Source records
========

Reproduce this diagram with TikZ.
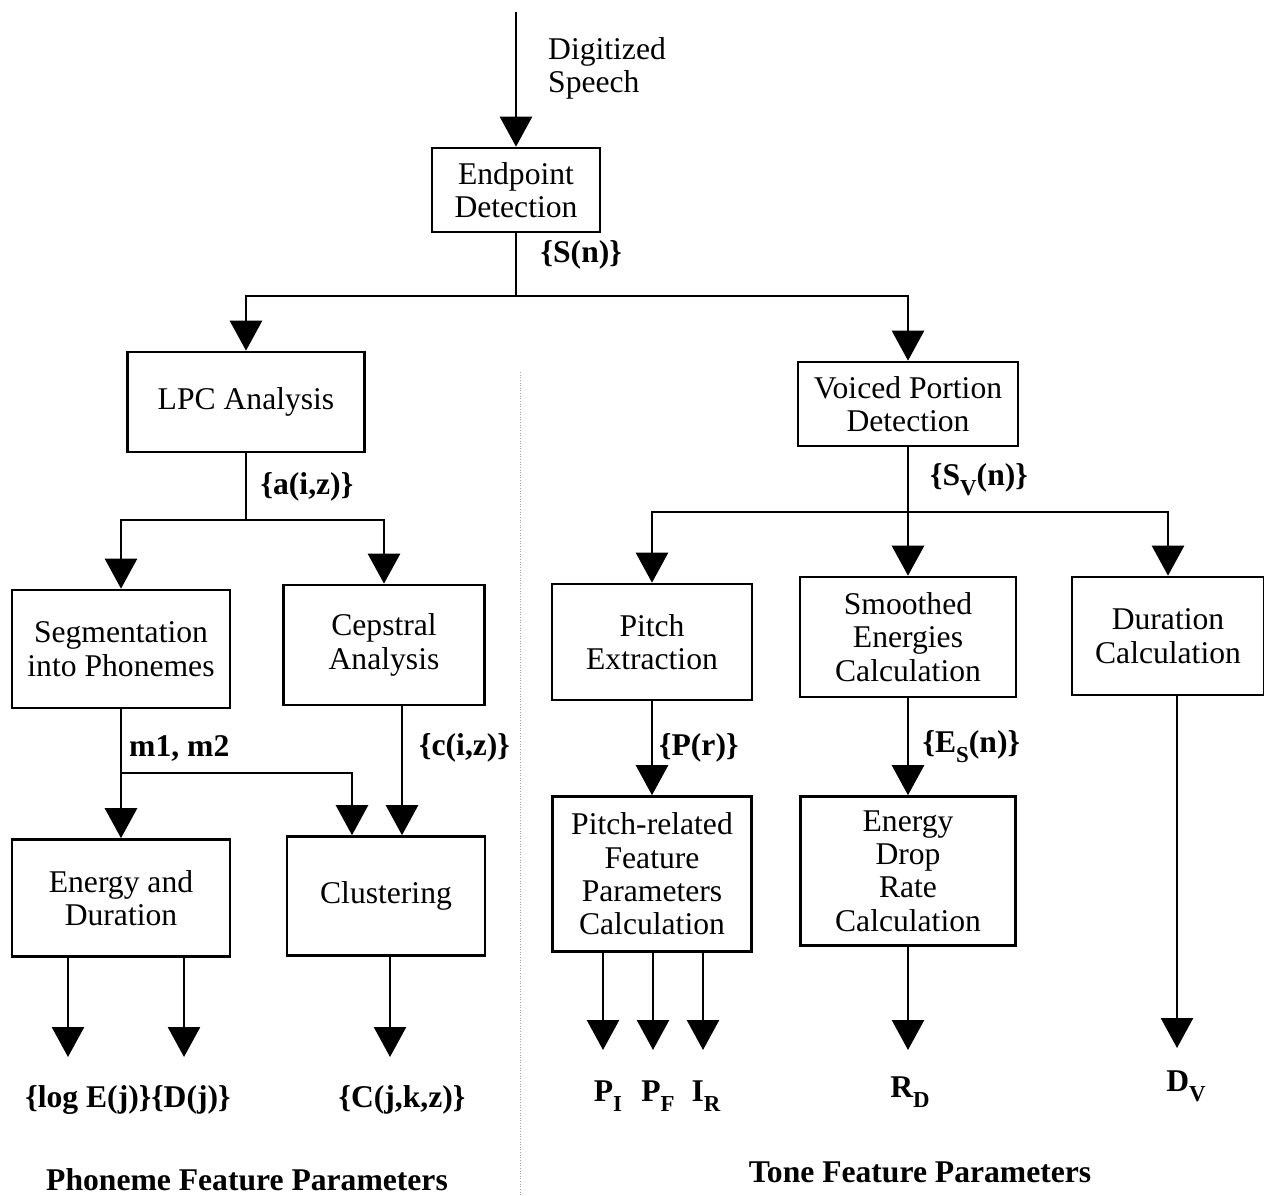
\documentclass[tikz,border=0pt]{standalone}
\usepackage{fontspec}
\setmainfont{Liberation Serif}
\usetikzlibrary{arrows.meta,positioning}
\newcommand{\lsub}[1]{\raisebox{-0.7ex}{\fontsize{13}{13}\selectfont #1}}

\begin{document}
\begin{tikzpicture}[
  x=0.02cm,y=-0.02cm,
  box/.style={draw,line width=1.5pt,align=center,inner sep=1pt,font=\fontsize{18}{19}\selectfont},
  lbl/.style={font=\bfseries\fontsize{18}{19}\selectfont},
  head/.style={font=\bfseries\fontsize{18}{20}\selectfont},
  arr/.style={-{Triangle[length=6mm,width=6.4mm]},line width=1.5pt},
  ln/.style={line width=1.5pt}
]
\useasboundingbox (0,0) rectangle (1264,1196);

% top
\coordinate (in) at (516,12);
\node[box,minimum width=3.36cm,minimum height=1.68cm] (endp) at (516,190) {Endpoint\\Detection};
\draw[arr] (in) -- node[right=0.5cm,pos=0.42,align=left,font=\fontsize{18}{19}\selectfont]{Digitized\\Speech} (endp);
\coordinate (j1) at (516,296);
\draw[ln] (endp) -- node[right=0.35cm,lbl,pos=0.35]{\{S(n)\}} (j1);

% phoneme side
\node[box,minimum width=4.74cm,minimum height=2cm] (lpc) at (246,402) {LPC Analysis};
\node[box,minimum width=4.36cm,minimum height=2.36cm] (seg) at (121,649) {Segmentation\\into Phonemes};
\node[box,minimum width=4.02cm,minimum height=2.4cm] (cep) at (384,645) {Cepstral\\Analysis};
\node[box,minimum width=4.36cm,minimum height=2.34cm] (energy) at (121,898) {Energy and\\Duration};
\node[box,minimum width=3.96cm,minimum height=2.38cm] (clust) at (386,896) {Clustering};

% tone side
\node[box,minimum width=4.4cm,minimum height=1.68cm] (voiced) at (908,404) {Voiced Portion\\Detection};
\node[box,minimum width=4cm,minimum height=2.32cm] (pitch) at (652,642) {Pitch\\Extraction};
\node[box,minimum width=4.32cm,minimum height=2.4cm] (smooth) at (908,637) {Smoothed\\Energies\\Calculation};
\node[box,minimum width=3.84cm,minimum height=2.36cm] (dur) at (1168,636) {Duration\\Calculation};
\node[box,minimum width=3.98cm,minimum height=3.1cm] (prel) at (652,874) {Pitch-related\\Feature\\Parameters\\Calculation};
\node[box,minimum width=4.3cm,minimum height=2.98cm] (edrop) at (908,871) {Energy\\Drop\\Rate\\Calculation};

\draw[arr] (j1) -| (lpc);
\draw[arr] (j1) -| (voiced);

% LPC branch
\coordinate (j2) at (246,520);
\draw[ln] (lpc) -- node[right=0.15cm,lbl]{\{a(i,z)\}} (j2);
\draw[arr] (j2) -| (seg);
\draw[arr] (j2) -| (cep);

\coordinate (m) at (121,773);
\draw[arr] (seg) -- (energy);
\node[lbl,right] at (123,748) {m1, m2};
\draw[arr] (m) -| (clust.north -| 352,0);
\draw[arr] (cep.south -| 402,0) -- node[right=0.2cm,lbl,pos=0.32]{\{c(i,z)\}} (clust.north -| 402,0);

% phoneme outputs
\coordinate (oe) at (68,1057);
\coordinate (od) at (184,1057);
\coordinate (oc) at (390,1057);
\draw[arr] (energy.south -| oe) -- (oe);
\draw[arr] (energy.south -| od) -- (od);
\draw[arr] (clust.south -| oc) -- (oc);
\node[lbl] (te) at (128,1100) {\{log E(j)\}\{D(j)\}};
\node[lbl] (tc) at (402,1100) {\{C(j,k,z)\}};
\node[head] (hp) at (247,1180) {Phoneme Feature Parameters};

% voiced branch
\coordinate (j3) at (908,512);
\draw[ln] (voiced) -- node[right=0.3cm,lbl]{\{S\lsub{V}(n)\}} (j3);
\draw[arr] (j3) -| (pitch);
\draw[arr] (j3) -- (smooth);
\draw[arr] (j3) -| (dur);
\draw[arr] (pitch) -- node[right,lbl]{\{P(r)\}} (prel);
\draw[arr] (smooth) -- node[right=0.15cm,lbl]{\{E\lsub{S}(n)\}} (edrop);

% tone outputs
\coordinate (opi) at (603,1050);
\coordinate (opf) at (653,1050);
\coordinate (oir) at (703,1050);
\coordinate (ord) at (908,1050);
\coordinate (odv) at (1177,1048);
\draw[arr] (prel.south -| opi) -- (opi);
\draw[arr] (prel.south -| opf) -- (opf);
\draw[arr] (prel.south -| oir) -- (oir);
\draw[arr] (edrop) -- (ord);
\draw[arr] (dur.south -| odv) -- (odv);
\node[lbl] (tpi) at (608,1096) {P\lsub{I}};
\node[lbl] (tpf) at (658,1096) {P\lsub{F}};
\node[lbl] (tir) at (706,1096) {I\lsub{R}};
\node[lbl] (trd) at (910,1092) {R\lsub{D}};
\node[lbl] (tdv) at (1186,1086) {D\lsub{V}};
\node[head] (ht) at (920,1172) {Tone Feature Parameters};

% divider
\draw[gray!70,densely dotted,line width=0.5pt] (520,372) -- (520,1196);
\end{tikzpicture}
\end{document}
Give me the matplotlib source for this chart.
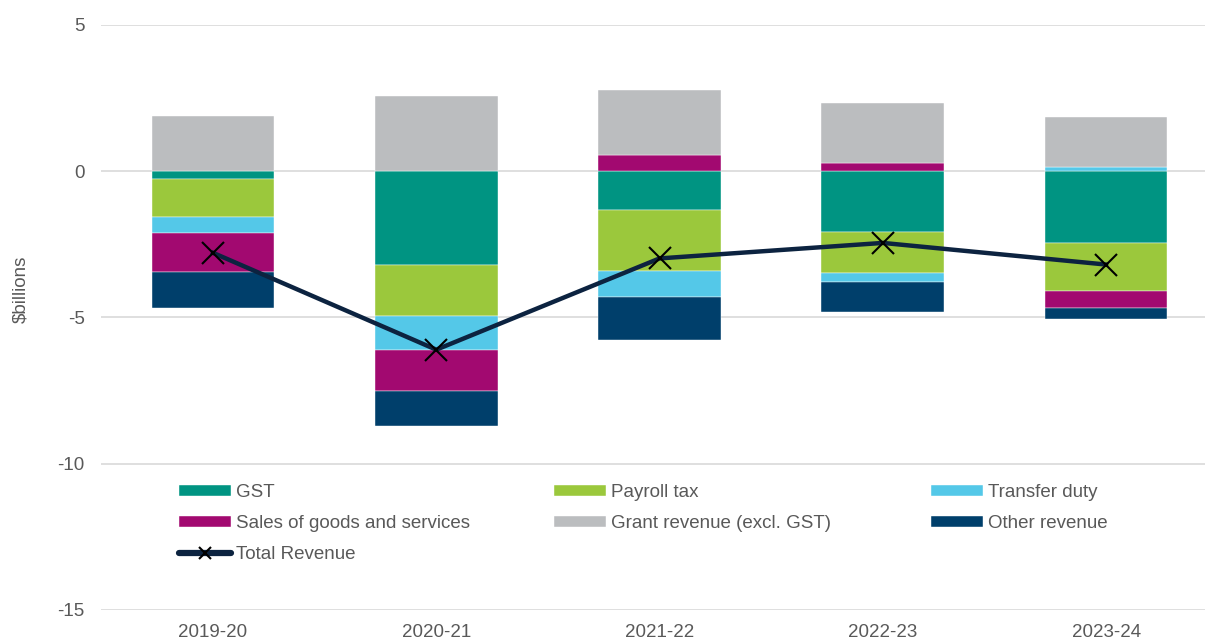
import matplotlib.pyplot as plt
from matplotlib.lines import Line2D
import numpy as np

plt.rcParams['font.family'] = ['Liberation Sans', 'DejaVu Sans']
plt.rcParams['axes.unicode_minus'] = False

years = ['2019-20', '2020-21', '2021-22', '2022-23', '2023-24']

## contribution of each revenue line, $billions
gst = [-0.25, -3.20, -1.32, -2.07, -2.44]
payroll = [-1.30, -1.74, -2.08, -1.40, -1.65]
transfer = [-0.55, -1.16, -0.89, -0.31, 0.15]
sales = [-1.33, -1.40, 0.56, 0.29, -0.58]
grant = [1.90, 2.58, 2.23, 2.05, 1.71]
other = [-1.26, -1.20, -1.47, -1.02, -0.37]
total = [-2.79, -6.10, -2.98, -2.45, -3.19]

series = [
    ('GST', gst, '#009482'),
    ('Payroll tax', payroll, '#9BC83C'),
    ('Transfer duty', transfer, '#54C8E8'),
    ('Sales of goods and services', sales, '#A20970'),
    ('Grant revenue (excl. GST)', grant, '#BBBDBF'),
    ('Other revenue', other, '#003F6B'),
]

W, H = 1205, 641
fig = plt.figure(figsize=(W / 100, H / 100), dpi=100)
ax = fig.add_axes([101.4 / W, 31 / H, 1 - 101.4 / W, 585 / H])

x = np.arange(len(years))
pos_base = np.zeros(len(years))
neg_base = np.zeros(len(years))
handles = {}
for name, vals, col in series:
    v = np.array(vals)
    bottom = np.where(v >= 0, pos_base, neg_base)
    b = ax.bar(x, v, 0.55, bottom=bottom, color=col, label=name, zorder=2,
               edgecolor='white', linewidth=0.3)
    handles[name] = b
    pos_base = pos_base + np.where(v >= 0, v, 0)
    neg_base = neg_base + np.where(v < 0, v, 0)

ax.plot(x, total, color='#0C2340', linewidth=3.2, marker='x', markersize=16,
        markeredgecolor='black', markeredgewidth=1.5, label='Total Revenue', zorder=3)
# legend shows a smaller cross on the line
handles['Total Revenue'] = Line2D([], [], color='#0C2340', linewidth=4.5, marker='x',
                                  markersize=8, markeredgecolor='black',
                                  markeredgewidth=1.5, solid_capstyle='round')

ax.set_xlim(-0.5, 4.443)
ax.set_ylim(-15, 5)
ax.set_yticks([5, 0, -5, -10, -15])
ax.set_xticks(x)
ax.set_xticklabels(years)
ax.grid(axis='y', color='#D9D9D9', linewidth=1.2, zorder=0)
for s in ax.spines.values():
    s.set_visible(False)
ax.tick_params(axis='both', length=0, labelsize=13.5, colors='#595959')
ax.tick_params(axis='y', pad=12)
ax.tick_params(axis='x', pad=10)
ax.set_ylabel(r'\$billions', fontsize=13.5, color='#595959')
ax.yaxis.set_label_coords(-0.065, 0.549)

# three legend columns, laid out like the original
cols = [
    (179, ['GST', 'Sales of goods and services', 'Total Revenue']),
    (554, ['Payroll tax', 'Grant revenue (excl. GST)']),
    (931, ['Transfer duty', 'Other revenue']),
]
for xpix, names in cols:
    fig.legend([handles[n] for n in names], names, frameon=False, fontsize=13.5,
               loc='upper left', bbox_to_anchor=(xpix / W, 1 - 484 / H),
               borderpad=0, borderaxespad=0, handlelength=2.75, handleheight=0.5,
               handletextpad=0.3, labelspacing=0.75, labelcolor='#595959')

fig.savefig('out.png', dpi=100)
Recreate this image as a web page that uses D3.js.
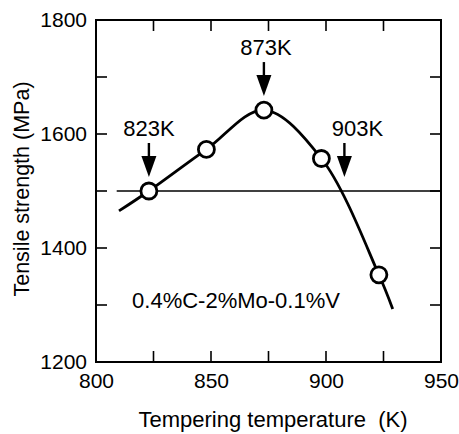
<!DOCTYPE html>
<html><head><meta charset="utf-8">
<script src="https://cdn.jsdelivr.net/npm/d3@7"></script>
<style>body{margin:0;background:#fff}svg{display:block}text{font-family:Arial,"Liberation Sans",Helvetica,sans-serif;fill:#000;white-space:pre}</style>
</head><body>
<script>
// data
const tempK = [823, 848, 873, 898, 923];
const strength = [1500, 1573, 1642, 1557, 1353];
const curveT = [810, 823, 848, 873, 898, 923, 929];
const curveS = [1465, 1500, 1573, 1642, 1557, 1353, 1293];
const refLevel = 1500;
const refStartT = 809;
const xTicks = [800, 850, 900, 950];
const xMinor = [825, 850, 875, 900, 925];
const yTicks = [1200, 1400, 1600, 1800];
const yMinor = [1300, 1400, 1500, 1600, 1700];
const arrowLabels = ["823K", "873K", "903K"];
const arrowT = [823, 873, 908];
const arrowS = [1500, 1642, 1500];
const alloyLabel = "0.4%C-2%Mo-0.1%V";
const xTitle = "Tempering temperature  (K)";
const yTitle = "Tensile strength (MPa)";

const W = 459, H = 434;
const L = 96, R = 441, T = 20, B = 362;
const svg = d3.select("body").append("svg").attr("width", W).attr("height", H);
const x = d3.scaleLinear().domain([800, 950]).range([L, R]);
const y = d3.scaleLinear().domain([1200, 1800]).range([B, T]);

// minor ticks (inward)
const tk = 11;
const g = svg.append("g").attr("stroke", "#000").attr("stroke-width", 1.6);
xMinor.forEach(v => {
  g.append("line").attr("x1", x(v)).attr("x2", x(v)).attr("y1", B).attr("y2", B - tk);
  g.append("line").attr("x1", x(v)).attr("x2", x(v)).attr("y1", T).attr("y2", T + tk);
});
yMinor.forEach(v => {
  g.append("line").attr("x1", L).attr("x2", L + tk).attr("y1", y(v)).attr("y2", y(v));
  g.append("line").attr("x1", R).attr("x2", R - tk).attr("y1", y(v)).attr("y2", y(v));
});
// frame
svg.append("rect").attr("x", L).attr("y", T).attr("width", R - L).attr("height", B - T)
  .attr("fill", "none").attr("stroke", "#000").attr("stroke-width", 2);

// axes labels via d3 axes
const xa = svg.append("g").attr("transform", `translate(0,${B})`)
  .call(d3.axisBottom(x).tickValues(xTicks).tickSize(0).tickPadding(10).tickFormat(d3.format("d")));
xa.select(".domain").remove();
xa.selectAll("text").attr("font-size", 21).attr("font-family", "Arial, Liberation Sans, sans-serif").attr("dy", "0.72em").attr("y", 11);
const ya = svg.append("g").attr("transform", `translate(${L},0)`)
  .call(d3.axisLeft(y).tickValues(yTicks).tickSize(0).tickPadding(9).tickFormat(d3.format("d")));
ya.select(".domain").remove();
ya.selectAll("text").attr("font-size", 21).attr("font-family", "Arial, Liberation Sans, sans-serif");

// titles
svg.append("text").attr("x", 273).attr("y", 427).attr("text-anchor", "middle")
  .attr("font-size", 22).text(xTitle);
svg.append("text").attr("transform", `translate(29,${(T + B) / 2 - 2}) rotate(-90)`)
  .attr("text-anchor", "middle").attr("font-size", 21.5).text(yTitle);

// reference line
svg.append("line").attr("x1", x(refStartT)).attr("x2", R).attr("y1", y(refLevel)).attr("y2", y(refLevel))
  .attr("stroke", "#000").attr("stroke-width", 1.6);

// curve
const line = d3.line().x(d => x(d[0])).y(d => y(d[1])).curve(d3.curveCatmullRom.alpha(0.5));
svg.append("path").datum(curveT.map((t, i) => [t, curveS[i]])).attr("d", line)
  .attr("fill", "none").attr("stroke", "#000").attr("stroke-width", 2.8);

// points
svg.selectAll("circle.pt").data(tempK.map((t, i) => [t, strength[i]])).join("circle")
  .attr("cx", d => x(d[0])).attr("cy", d => y(d[1])).attr("r", 8)
  .attr("fill", "#fff").attr("stroke", "#000").attr("stroke-width", 2.8);

// arrows
const textDx = [0, 2, 13];
arrowT.forEach((t, i) => {
  const ax = x(t), tip = y(arrowS[i]) - 14;
  svg.append("line").attr("x1", ax).attr("x2", ax).attr("y1", tip - 34).attr("y2", tip - 18)
    .attr("stroke", "#000").attr("stroke-width", 2.4);
  svg.append("path").attr("d", `M${ax - 7.5},${tip - 21}L${ax + 7.5},${tip - 21}L${ax},${tip}Z`).attr("fill", "#000");
  svg.append("text").attr("x", ax + textDx[i]).attr("y", tip - 41).attr("text-anchor", "middle")
    .attr("font-size", 22).text(arrowLabels[i]);
});

// alloy label
svg.append("text").attr("x", 236).attr("y", 308).attr("text-anchor", "middle").attr("font-size", 22).text(alloyLabel);
</script>
</body></html>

========

_What the exercise asks_.
Only the lines from the start of the records to the line with "(0,0) rectangle (1264,1196);" belong in the copy. Print them exactly, minus pictures.

_Correct result_.
Reproduce this diagram with TikZ.
\documentclass[tikz,border=0pt]{standalone}
\usepackage{fontspec}
\setmainfont{Liberation Serif}
\usetikzlibrary{arrows.meta,positioning}
\newcommand{\lsub}[1]{\raisebox{-0.7ex}{\fontsize{13}{13}\selectfont #1}}

\begin{document}
\begin{tikzpicture}[
  x=0.02cm,y=-0.02cm,
  box/.style={draw,line width=1.5pt,align=center,inner sep=1pt,font=\fontsize{18}{19}\selectfont},
  lbl/.style={font=\bfseries\fontsize{18}{19}\selectfont},
  head/.style={font=\bfseries\fontsize{18}{20}\selectfont},
  arr/.style={-{Triangle[length=6mm,width=6.4mm]},line width=1.5pt},
  ln/.style={line width=1.5pt}
]
\useasboundingbox (0,0) rectangle (1264,1196);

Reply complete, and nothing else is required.